» **Record list**
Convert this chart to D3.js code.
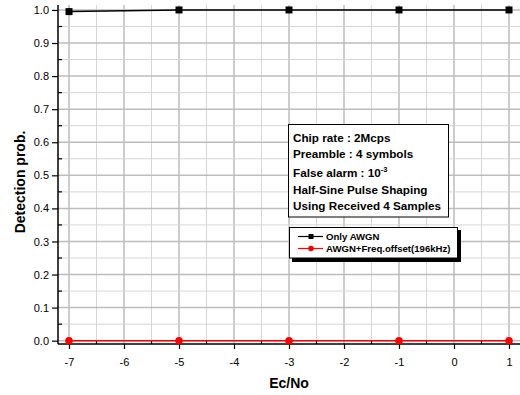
<!DOCTYPE html>
<html>
<head>
<meta charset="utf-8">
<script src="https://cdn.jsdelivr.net/npm/d3@7"></script>
<style>
  html, body { margin: 0; padding: 0; background: #fff; }
  svg { display: block; font-family: Arial, "Liberation Sans", sans-serif; }
</style>
</head>
<body>
<svg id="chart" width="520" height="395"></svg>
<script>
// Ec/No sample points (dB)
const ecno = [-7, -5, -3, -1, 1];
// Detection probability per scenario
const onlyAwgn = [0.995, 1.0, 1.0, 1.0, 1.0];
const awgnFreqOffset = [0.0, 0.0, 0.0, 0.0, 0.0];
const seriesNames = ["Only AWGN", "AWGN+Freq.offset(196kHz)"];
const xTicks = [-7, -6, -5, -4, -3, -2, -1, 0, 1];
const yTicks = [0.0, 0.1, 0.2, 0.3, 0.4, 0.5, 0.6, 0.7, 0.8, 0.9, 1.0];
const infoLines = ["Chip rate : 2Mcps", "Preamble : 4 symbols", "False alarm : 10", "Half-Sine Pulse Shaping", "Using Received 4 Samples"];

const svg = d3.select("#chart");
const plotL = 58, plotR = 520, plotT = 5, plotB = 344;

const x = d3.scaleLinear().domain([-7.2, 1.2]).range([plotL, plotR]);
const y = d3.scaleLinear().domain([-0.01, 1.015]).range([plotB, plotT]);

// grid: minor then major
const g = svg.append("g");
const xMinor = d3.range(-7, 1.01, 0.5);
const yMinor = d3.range(0, 1.001, 0.05);
g.selectAll("line.vx").data(xMinor).join("line")
  .attr("x1", d => x(d)).attr("x2", d => x(d))
  .attr("y1", plotT).attr("y2", plotB)
  .attr("stroke", d => Number.isInteger(d) ? "#bdbdbd" : "#d6d6d6")
  .attr("stroke-width", d => Number.isInteger(d) ? 1.5 : 1);
g.selectAll("line.hy").data(yMinor).join("line")
  .attr("x1", plotL).attr("x2", plotR)
  .attr("y1", d => y(d)).attr("y2", d => y(d))
  .attr("stroke", (d, i) => i % 2 === 0 ? "#bdbdbd" : "#d6d6d6")
  .attr("stroke-width", (d, i) => i % 2 === 0 ? 1.5 : 1);

// axes (plain hyphen for negative numbers)
const xAxis = d3.axisBottom(x).tickValues(xTicks).tickFormat(d => String(d)).tickSize(5).tickSizeOuter(0);
const yAxis = d3.axisLeft(y).tickValues(yTicks).tickFormat(d => d.toFixed(1)).tickSize(6).tickSizeOuter(0);

const gx = svg.append("g").attr("transform", `translate(0,${plotB})`).call(xAxis);
const gy = svg.append("g").attr("transform", `translate(${plotL},0)`).call(yAxis);
[gx, gy].forEach(a => {
  a.select(".domain").attr("stroke", "#000").attr("stroke-width", 1.5);
  a.selectAll(".tick line").attr("stroke", "#000").attr("stroke-width", 1.2);
  a.selectAll(".tick text").attr("fill", "#000").attr("font-size", 11)
    .attr("font-family", "Arial, 'Liberation Sans', sans-serif");
});
gx.select(".domain").attr("d", `M${plotL},0H${plotR}`);
gy.select(".domain").attr("d", `M0,${plotT}V${plotB}`);
gx.selectAll(".tick text").attr("dy", "1.25em");
gy.selectAll(".tick text").attr("x", -9);

// minor ticks pointing inward
svg.append("g").selectAll("line").data(xMinor.filter(d => !Number.isInteger(d))).join("line")
  .attr("x1", d => x(d)).attr("x2", d => x(d))
  .attr("y1", plotB).attr("y2", plotB - 4)
  .attr("stroke", "#000").attr("stroke-width", 1.2);
svg.append("g").selectAll("line").data(yMinor.filter((d, i) => i % 2 === 1)).join("line")
  .attr("x1", plotL).attr("x2", plotL + 4)
  .attr("y1", d => y(d)).attr("y2", d => y(d))
  .attr("stroke", "#000").attr("stroke-width", 1.2);

// axis titles
svg.append("text").attr("x", x(-3)).attr("y", 388)
  .attr("text-anchor", "middle").attr("font-size", 14).attr("font-weight", "bold")
  .text("Ec/No");
svg.append("text").attr("transform", "translate(25,182) rotate(-90)")
  .attr("text-anchor", "middle").attr("font-size", 14).attr("font-weight", "bold")
  .text("Detection prob.");

// series
const line = d3.line().x(d => x(d[0])).y(d => y(d[1]));
const s1 = ecno.map((v, i) => [v, onlyAwgn[i]]);
const s2 = ecno.map((v, i) => [v, awgnFreqOffset[i]]);

svg.append("path").datum(s2).attr("d", line).attr("fill", "none")
  .attr("stroke", "#ff0000").attr("stroke-width", 1.5);
svg.append("g").selectAll("circle").data(s2).join("circle")
  .attr("cx", d => x(d[0])).attr("cy", d => y(d[1])).attr("r", 3.8).attr("fill", "#ff0000");

svg.append("path").datum(s1).attr("d", line).attr("fill", "none")
  .attr("stroke", "#000").attr("stroke-width", 1.5);
svg.append("g").selectAll("rect").data(s1).join("rect")
  .attr("x", d => x(d[0]) - 3.5).attr("y", d => y(d[1]) - 3.5)
  .attr("width", 7).attr("height", 7).attr("fill", "#000");

// info box
const ib = svg.append("g");
ib.append("rect").attr("x", 288.5).attr("y", 124.5).attr("width", 160).attr("height", 92.5)
  .attr("fill", "#fff").attr("stroke", "#000").attr("stroke-width", 1);
const lineY = [142, 158, 177, 194, 210];
infoLines.forEach((t, i) => {
  const tx = ib.append("text").attr("x", 293).attr("y", lineY[i])
    .attr("font-size", 11.7).attr("font-weight", "bold").text(t);
  if (i === 2) {
    tx.append("tspan").attr("dy", -5).attr("font-size", 7.5).text("-3");
  }
});

// legend with drop shadow
const lg = svg.append("g");
lg.append("rect").attr("x", 292).attr("y", 230).attr("width", 169).attr("height", 32).attr("fill", "#000");
lg.append("rect").attr("x", 289.5).attr("y", 227.5).attr("width", 168).attr("height", 30.5)
  .attr("fill", "#fff").attr("stroke", "#000").attr("stroke-width", 1);
const legY = [236.5, 248.5];
const colors = ["#000", "#ff0000"];
seriesNames.forEach((n, i) => {
  lg.append("line").attr("x1", 298).attr("x2", 323).attr("y1", legY[i]).attr("y2", legY[i])
    .attr("stroke", colors[i]).attr("stroke-width", 1.2);
  if (i === 0) {
    lg.append("rect").attr("x", 308.5).attr("y", legY[i] - 2.5).attr("width", 5).attr("height", 5).attr("fill", "#000");
  } else {
    lg.append("circle").attr("cx", 311).attr("cy", legY[i]).attr("r", 2.8).attr("fill", "#ff0000");
  }
  lg.append("text").attr("x", 326).attr("y", legY[i] + 3.5)
    .attr("font-size", 9.6).attr("font-weight", "bold").text(n);
});
</script>
</body>
</html>
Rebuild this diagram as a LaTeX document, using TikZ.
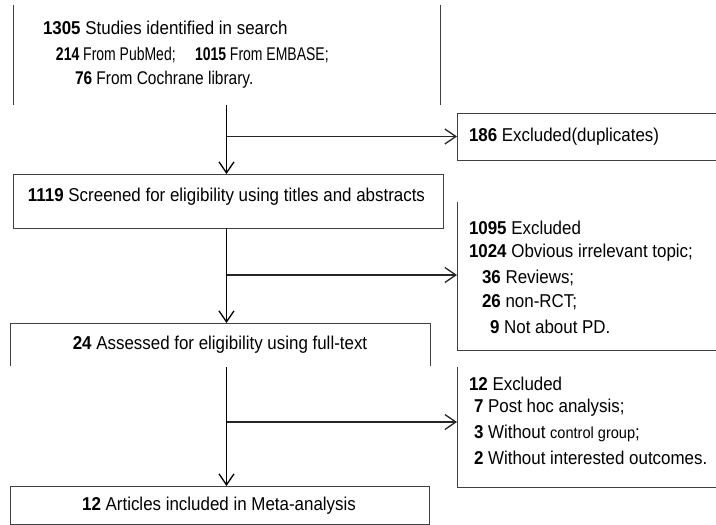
\documentclass[tikz,border=0pt]{standalone}
\usepackage{fontspec}
\setmainfont{Liberation Sans}[FakeStretch=0.91]
\newfontfamily\narrowfont{Liberation Sans}[FakeStretch=0.84]
\newfontfamily\narrowerfont{Liberation Sans}[FakeStretch=0.76]
\usetikzlibrary{arrows.meta,calc}
\newcommand\bnum[1]{\textbf{#1}}
\begin{document}
\begin{tikzpicture}[x=1pt,y=-1pt,
  boxn/.style={draw=none,rectangle,inner sep=0pt,outer sep=0pt},
  edge/.style={line width=0.9pt,draw=black!75},
  flow/.style={line width=1.7pt,draw=black},
  branch/.style={line width=1.5pt,draw=black!85},
  arr/.style={-{Straight Barb[length=11pt,width=15pt,line width=1.3pt]}},
  lbl/.style={inner sep=0pt,outer sep=0pt,anchor=west,font=\fontsize{18.6}{22}\selectfont},
  slbl/.style={inner sep=0pt,outer sep=0pt,anchor=west,font=\narrowfont\fontsize{18.4}{22}\selectfont},
  tlbl/.style={inner sep=0pt,outer sep=0pt,anchor=west,font=\narrowerfont\fontsize{18.4}{22}\selectfont},
  clbl/.style={inner sep=0pt,outer sep=0pt,anchor=center,font=\fontsize{18.6}{22}\selectfont}]
\useasboundingbox (0,0) rectangle (716,525);

% boxes (geometry)
\node[boxn,minimum width=427pt,minimum height=100pt] (b1) at (226.5,55) {};
\node[boxn,minimum width=262pt,minimum height=47pt] (e1) at (588,136.5) {};
\node[boxn,minimum width=430pt,minimum height=54pt] (b2) at (228,201) {};
\node[boxn,minimum width=262pt,minimum height=148pt] (e2) at (588,276) {};
\node[boxn,minimum width=420pt,minimum height=43pt] (b4) at (220,344.5) {};
\node[boxn,minimum width=262pt,minimum height=120pt] (e3) at (588,427) {};
\node[boxn,minimum width=419pt,minimum height=38pt] (b5) at (219.5,505) {};

% box outlines (as printed)
\draw[edge] (b1.north west) -- (b1.south west);
\draw[edge] (b1.north east) -- (b1.south east);
\draw[edge] (e1.north east) -- (e1.north west) -- (e1.south west) -- (e1.south east);
\draw[edge] (b2.north west) rectangle (b2.south east);
\draw[edge] (e2.north west) -- (e2.south west) -- (e2.south east);
\draw[edge] (b4.south west) -- (b4.north west) -- (b4.north east) -- (b4.south east);
\draw[edge] (e3.north west) -- (e3.south west) -- (e3.south east);
\draw[edge] (b5.north west) rectangle (b5.south east);

% texts
\node[lbl] (t1a) at (43,28) {\bnum{1305} Studies identified in search};
\node[tlbl] (t1b) at (56,55) {\bnum{214} From PubMed;};
\node[tlbl] (t1c) at (195,55) {\bnum{1015} From EMBASE;};
\node[slbl] (t1d) at (75,80) {\bnum{76} From Cochrane library.};

\node[lbl] (te1) at (469,137) {\bnum{186} Excluded(duplicates)};

\node[clbl] (tb2) at (226.5,197) {\bnum{1119} Screened for eligibility using titles and abstracts};

\node[lbl] (te2a) at (469,228) {\bnum{1095} Excluded};
\node[lbl] (te2b) at (469,253) {\bnum{1024} Obvious irrelevant topic;};
\node[lbl] (te2c) at (482,278) {\bnum{36} Reviews;};
\node[lbl] (te2d) at (482,302) {\bnum{26} non-RCT;};
\node[lbl] (te2e) at (490,327) {\bnum{9} Not about PD.};

\node[clbl] (tb4) at (220,345) {\bnum{24} Assessed for eligibility using full-text};

\node[lbl] (te3a) at (469,384) {\bnum{12} Excluded};
\node[lbl] (te3b) at (474,408) {\bnum{7} Post hoc analysis;};
\node[lbl] (te3c) at (474,433) {\bnum{3} Without {\fontsize{16}{18}\selectfont control group};};
\node[lbl] (te3d) at (474,458) {\bnum{2} Without interested outcomes.};

\node[clbl] (tb5) at (219,506) {\bnum{12} Articles included in Meta-analysis};

% main flow
\draw[flow,arr] (b1.south) -- (b2.north -| b1.south);
\draw[branch,arr] (b1.south |- e1.west) -- (e1.west);

\draw[flow,arr] ($(b2.south)+(-1.5,0)$) -- ($(b4.north -| b2.south)+(-1.5,0)$);
\draw[branch,arr] ($(b2.south |- e2.west)+(-1.5,-1)$) -- ($(e2.west)+(0,-1)$);

\draw[flow,arr] ($(b4.south -| b2.south)+(-1.5,1)$) -- ($(b5.north -| b2.south)+(-1.5,0)$);
\draw[branch,arr] ($(b2.south |- e3.west)+(-1.5,-5)$) -- ($(e3.west)+(0,-5)$);
\end{tikzpicture}
\end{document}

» **What to produce**
Please extract exactly the lines of the data, from the first through the line containing "d3.scaleLinear().domain([-0.01, 1.015]).range([plotB, plotT]);", and add no pictures to the copy.

» **Answer to this problem**
Convert this chart to D3.js code.
<!DOCTYPE html>
<html>
<head>
<meta charset="utf-8">
<script src="https://cdn.jsdelivr.net/npm/d3@7"></script>
<style>
  html, body { margin: 0; padding: 0; background: #fff; }
  svg { display: block; font-family: Arial, "Liberation Sans", sans-serif; }
</style>
</head>
<body>
<svg id="chart" width="520" height="395"></svg>
<script>
// Ec/No sample points (dB)
const ecno = [-7, -5, -3, -1, 1];
// Detection probability per scenario
const onlyAwgn = [0.995, 1.0, 1.0, 1.0, 1.0];
const awgnFreqOffset = [0.0, 0.0, 0.0, 0.0, 0.0];
const seriesNames = ["Only AWGN", "AWGN+Freq.offset(196kHz)"];
const xTicks = [-7, -6, -5, -4, -3, -2, -1, 0, 1];
const yTicks = [0.0, 0.1, 0.2, 0.3, 0.4, 0.5, 0.6, 0.7, 0.8, 0.9, 1.0];
const infoLines = ["Chip rate : 2Mcps", "Preamble : 4 symbols", "False alarm : 10", "Half-Sine Pulse Shaping", "Using Received 4 Samples"];

const svg = d3.select("#chart");
const plotL = 58, plotR = 520, plotT = 5, plotB = 344;

const x = d3.scaleLinear().domain([-7.2, 1.2]).range([plotL, plotR]);
const y = d3.scaleLinear().domain([-0.01, 1.015]).range([plotB, plotT]);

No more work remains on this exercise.